Dalam konteks kehidupan kota yang sangat padat, kebiasaan ini menganggu. Mengapa? Karena sebagian orang Muslim baru menyelesaikan pekerjaannya di waktu-waktu tersebut. Belum sempat memejamkan mata barang 10-15 menit, mereka sudah terbangun karena suara toa masjid yang melengking meneriakkan “sahuuur… sahur!”

Komentar ini tentu menimbulkan pro-kontra. Bagi pihak pertama yang menganggap hal itu adalah khas Ramadan yang tidak boleh hilang, komentar dan statemen semacam itu dianggap sebagai bentuk kebencian pihak-pihak tertentu kepada Islam. Mereka menduga bahwa itu adalah cara mereka meradam massifitas ibadah umat Islam di bulan Ramadan. Terlalu su’udzan tentu…

Bagi pihak kedua. Para pekerja, buruh, pegawai kantoran yang kerja lembur dan baru tiba di rumah ketika dini hari, kebiasaan ini tentu saja mengganggu dan mencegah mereka untuk beristirahat. Muncullah istilah polusi suara. Dan kalau mau ditelisik dari sudut pandang yang lebih jauh, keduanya sama-sama benar dan sama-sama salah. Permasalahannya tentu tidak sampai pada titik dugaan pihak pertama tadi. Sederhana dan bisa diselesaikan secara kekeluargaan.

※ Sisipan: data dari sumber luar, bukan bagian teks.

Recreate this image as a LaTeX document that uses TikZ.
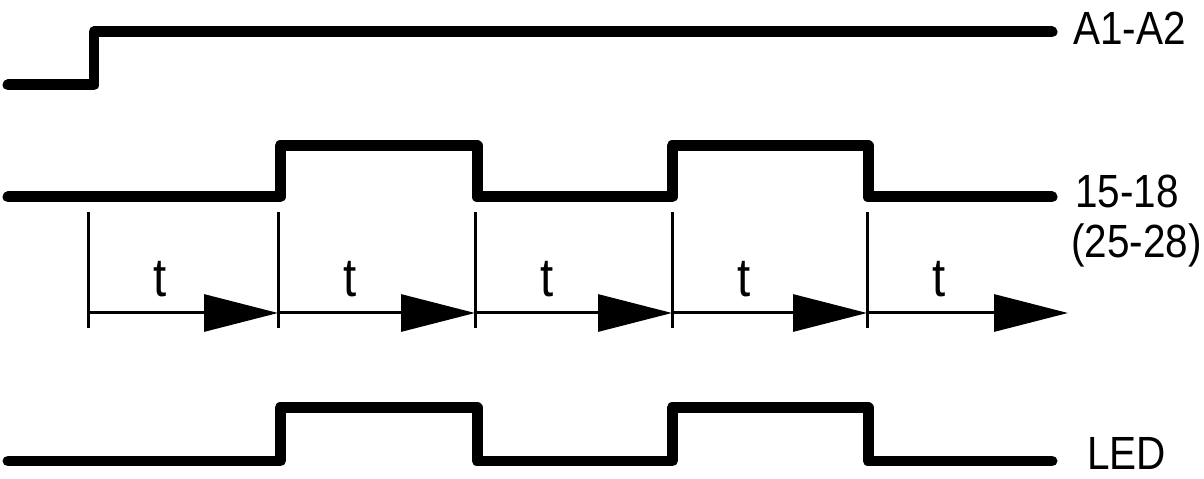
\documentclass[tikz,border=0pt]{standalone}
\usepackage{fontspec}
\setmainfont{Liberation Sans}[FakeStretch=0.87]
\usetikzlibrary{arrows.meta}
\begin{document}
\begin{tikzpicture}[x=0.02cm,y=-0.02cm,
    wave/.style={line width=0.22cm,line cap=round,line join=round},
    tick/.style={line width=0.06cm},
    span/.style={line width=0.06cm,-{Triangle[length=1.48cm,width=0.74cm]}},
    pin/.style={inner sep=0pt,anchor=base west,font=\fontsize{26.5}{30}\selectfont},
    tlab/.style={inner sep=0pt,anchor=base,font=\fontsize{31}{34}\selectfont}]
  \useasboundingbox (0,0) rectangle (1204,479);
  % supply A1-A2
  \draw[wave] (8,85) -- (94,85) -- (94,32) -- (1052,32);
  % contact 15-18
  \draw[wave] (8,197) -- (280,197) -- (280,146) -- (477,146) -- (477,197)
    -- (672,197) -- (672,146) -- (868,146) -- (868,197) -- (1052,197);
  % LED
  \draw[wave] (8,461) -- (280,461) -- (280,408) -- (477,408) -- (477,461)
    -- (672,461) -- (672,408) -- (868,408) -- (868,461) -- (1052,461);
  % time base
  \foreach \x [count=\i from 0] in {88,278,475,672,867,1068}
    \coordinate (m\i) at (\x,313);
  \foreach \i/\j in {0/1,1/2,2/3,3/4,4/5} {
    \draw[tick] (m\i) ++(0,-101) -- ++(0,116);
    \draw[span] (m\i) -- (m\j);
    \node[tlab] (t\i) at ([shift={(72,-16)}]m\i) {t};
  }
  % labels
  \node[pin] (a1a2) at (1073,45) {A1-A2};
  \node[pin] (c1518) at (1075,208) {15-18};
  \node[pin] (c2528) at (1071,258) {(25-28)};
  \node[pin] (led) at (1087,470) {LED};
\end{tikzpicture}
\end{document}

Kasus kedua yang ramai dan menjadi isu sentra Ramadan ini adalah tentang membuka warung di siang hari bulan Ramadan. Nah bagaimana? Boleh menurut sebagian pihak dan haram menurut pihak yang lain. Haram karena hal tersebut akan menganggu kaum muslimin yang sedang berpuasa. Dan sepertinya, pandangan ini yang lebih dianut. Terbukti ketika Ramadan tiba jarang kita temukan sebuah warung yang [berani] buka di siang hari. Meskipun ada, tapi diam-diam. Haruskah seperti itu?

Toleransi dan Sikap Saling Menghargai
Inti berpuasa sebenarnya adalah penundukan terhadap segenap keinginan dan ambisi diri sendiri. Ketika pulang dari Perang Badar, salah satu perang terbesar yang pernah dialami oleh Rasulullah dan para Sahabat, Nabi Muhammad saw. ditanya tentang kejadian tersebut lalu menjawab bahwa Perang Badar tidak ada artinya bila dibandingkan perang melawan nafsu diri.

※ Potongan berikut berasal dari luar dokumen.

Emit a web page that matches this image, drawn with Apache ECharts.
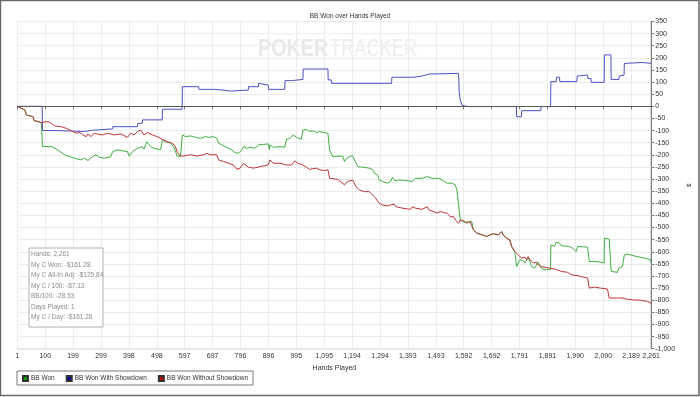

Artinya, bulan Ramadan seharusnya menjadi ajang untuk melatih kepekaan kita sebagai manusia dalam sistem kehidupan sosial dengan manusia lainnya. Untuk itulah pada bulan ini manusia dilatih untuk menahan amarah, meredam keinginan untuk mencaci maki dan mengatakan sesuatu yang pantas sebagai luapan emosi. Dan seharusnya, dengan berpuasa manusia juga dilatih untuk meningkatkan sifat menghormati dan menghargai terhadap sesama.

Dua isu yang kami suguhkan di awal merupakan satu contoh ketegangan yang sebenarnya bisa diatasi jika sudut pandang yang dipakai adalah toleransi. Ya, toleransi sebagai ekstrak dari ibadah fisik yang bernama puasa. Toleransi mengandaikan seseorang untuk menghargai dan memperhitungkan kondisi yang dialami manusia lainnya. Bila misalnya ternyata toa menganggu sebagian orang dan mencegah mereka untuk beristirahat, sudah selayaknya takmir masjid paham dan meminimalisir penggunaan toa agar tetangga masjid bisa istirahat.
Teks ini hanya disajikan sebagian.